===== Dataset records

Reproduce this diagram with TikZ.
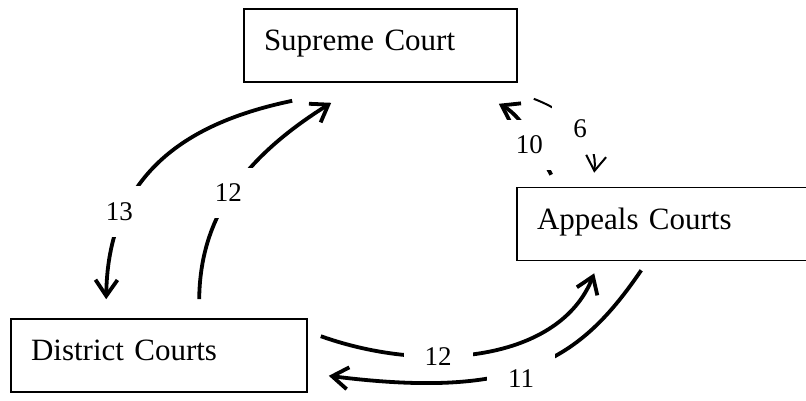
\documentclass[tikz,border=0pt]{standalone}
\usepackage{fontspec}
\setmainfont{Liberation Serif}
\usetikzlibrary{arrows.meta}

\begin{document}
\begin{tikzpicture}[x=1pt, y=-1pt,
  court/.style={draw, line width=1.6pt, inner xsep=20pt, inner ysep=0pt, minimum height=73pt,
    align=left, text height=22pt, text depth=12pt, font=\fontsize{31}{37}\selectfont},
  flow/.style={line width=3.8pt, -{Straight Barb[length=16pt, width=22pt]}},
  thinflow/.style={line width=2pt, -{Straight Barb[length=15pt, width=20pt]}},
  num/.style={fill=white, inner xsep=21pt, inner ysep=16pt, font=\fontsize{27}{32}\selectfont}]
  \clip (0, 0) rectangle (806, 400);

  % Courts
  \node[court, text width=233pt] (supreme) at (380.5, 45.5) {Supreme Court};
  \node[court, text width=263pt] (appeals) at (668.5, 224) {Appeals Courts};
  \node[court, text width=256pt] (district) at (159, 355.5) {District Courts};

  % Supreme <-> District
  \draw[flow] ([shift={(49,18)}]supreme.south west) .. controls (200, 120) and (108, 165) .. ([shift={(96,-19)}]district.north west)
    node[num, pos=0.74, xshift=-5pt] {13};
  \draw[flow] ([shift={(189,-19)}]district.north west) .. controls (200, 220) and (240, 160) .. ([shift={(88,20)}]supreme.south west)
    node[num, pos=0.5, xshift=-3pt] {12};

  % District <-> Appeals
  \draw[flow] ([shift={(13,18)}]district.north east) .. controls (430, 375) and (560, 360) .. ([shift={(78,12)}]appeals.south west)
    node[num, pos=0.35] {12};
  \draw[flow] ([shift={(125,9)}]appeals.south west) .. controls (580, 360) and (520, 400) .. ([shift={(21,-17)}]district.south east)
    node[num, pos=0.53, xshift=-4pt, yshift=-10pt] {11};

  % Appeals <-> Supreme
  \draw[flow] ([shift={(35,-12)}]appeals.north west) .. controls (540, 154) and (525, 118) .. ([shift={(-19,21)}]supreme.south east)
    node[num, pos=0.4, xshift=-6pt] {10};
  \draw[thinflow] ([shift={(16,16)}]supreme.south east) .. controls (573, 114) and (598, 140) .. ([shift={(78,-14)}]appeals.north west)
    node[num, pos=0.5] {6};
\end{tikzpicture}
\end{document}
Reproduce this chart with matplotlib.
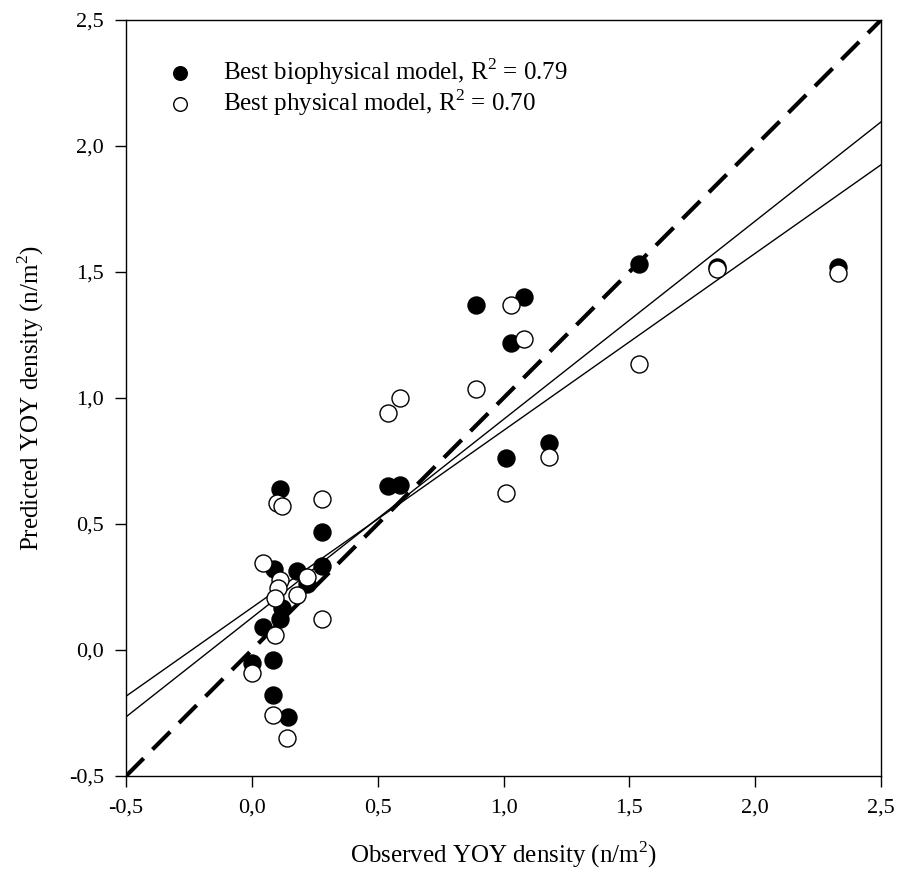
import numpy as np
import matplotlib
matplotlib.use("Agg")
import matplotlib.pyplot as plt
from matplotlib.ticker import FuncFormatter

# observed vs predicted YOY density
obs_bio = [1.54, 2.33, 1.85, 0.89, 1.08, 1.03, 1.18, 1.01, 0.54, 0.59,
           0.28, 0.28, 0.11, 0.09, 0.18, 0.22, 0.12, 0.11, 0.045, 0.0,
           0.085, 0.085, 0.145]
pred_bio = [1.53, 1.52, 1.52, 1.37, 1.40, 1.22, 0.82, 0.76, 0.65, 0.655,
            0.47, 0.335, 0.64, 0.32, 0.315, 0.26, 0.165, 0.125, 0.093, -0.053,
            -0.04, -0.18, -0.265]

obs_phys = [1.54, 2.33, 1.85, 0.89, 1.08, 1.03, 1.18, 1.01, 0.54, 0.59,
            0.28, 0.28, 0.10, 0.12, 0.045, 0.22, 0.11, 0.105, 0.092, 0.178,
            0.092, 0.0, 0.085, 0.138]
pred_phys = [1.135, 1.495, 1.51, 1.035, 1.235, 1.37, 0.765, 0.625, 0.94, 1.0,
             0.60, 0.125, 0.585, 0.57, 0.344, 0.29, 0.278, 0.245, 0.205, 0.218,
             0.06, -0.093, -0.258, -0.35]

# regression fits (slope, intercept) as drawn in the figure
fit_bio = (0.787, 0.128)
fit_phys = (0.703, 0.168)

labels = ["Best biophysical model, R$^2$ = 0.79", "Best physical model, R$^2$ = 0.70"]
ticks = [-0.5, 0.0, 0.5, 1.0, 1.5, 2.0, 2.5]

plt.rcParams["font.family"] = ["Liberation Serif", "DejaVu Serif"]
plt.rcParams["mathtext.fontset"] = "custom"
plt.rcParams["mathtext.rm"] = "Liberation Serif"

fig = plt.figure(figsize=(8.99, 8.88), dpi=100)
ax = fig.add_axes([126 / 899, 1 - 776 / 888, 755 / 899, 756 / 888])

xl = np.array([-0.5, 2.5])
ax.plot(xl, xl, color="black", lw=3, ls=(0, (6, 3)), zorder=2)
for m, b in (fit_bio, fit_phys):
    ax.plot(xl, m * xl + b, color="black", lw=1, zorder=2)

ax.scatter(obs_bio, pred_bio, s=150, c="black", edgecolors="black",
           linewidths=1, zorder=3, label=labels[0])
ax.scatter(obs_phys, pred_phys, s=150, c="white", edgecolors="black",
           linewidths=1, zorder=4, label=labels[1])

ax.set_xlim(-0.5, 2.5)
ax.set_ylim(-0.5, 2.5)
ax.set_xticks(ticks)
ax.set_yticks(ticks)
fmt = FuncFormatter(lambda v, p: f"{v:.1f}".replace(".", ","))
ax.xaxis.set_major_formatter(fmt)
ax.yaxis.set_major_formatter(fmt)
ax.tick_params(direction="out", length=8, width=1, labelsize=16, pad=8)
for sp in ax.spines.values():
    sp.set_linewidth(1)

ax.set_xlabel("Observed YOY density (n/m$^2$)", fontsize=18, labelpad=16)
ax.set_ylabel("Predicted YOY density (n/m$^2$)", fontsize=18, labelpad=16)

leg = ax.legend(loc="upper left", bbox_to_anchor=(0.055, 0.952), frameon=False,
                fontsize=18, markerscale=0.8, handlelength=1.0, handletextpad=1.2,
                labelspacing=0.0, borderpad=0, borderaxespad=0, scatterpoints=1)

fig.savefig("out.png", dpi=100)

==========

#### [Direction]
Provide solely the number of lines in the data that include the word "with".

#### [Finished answer]
2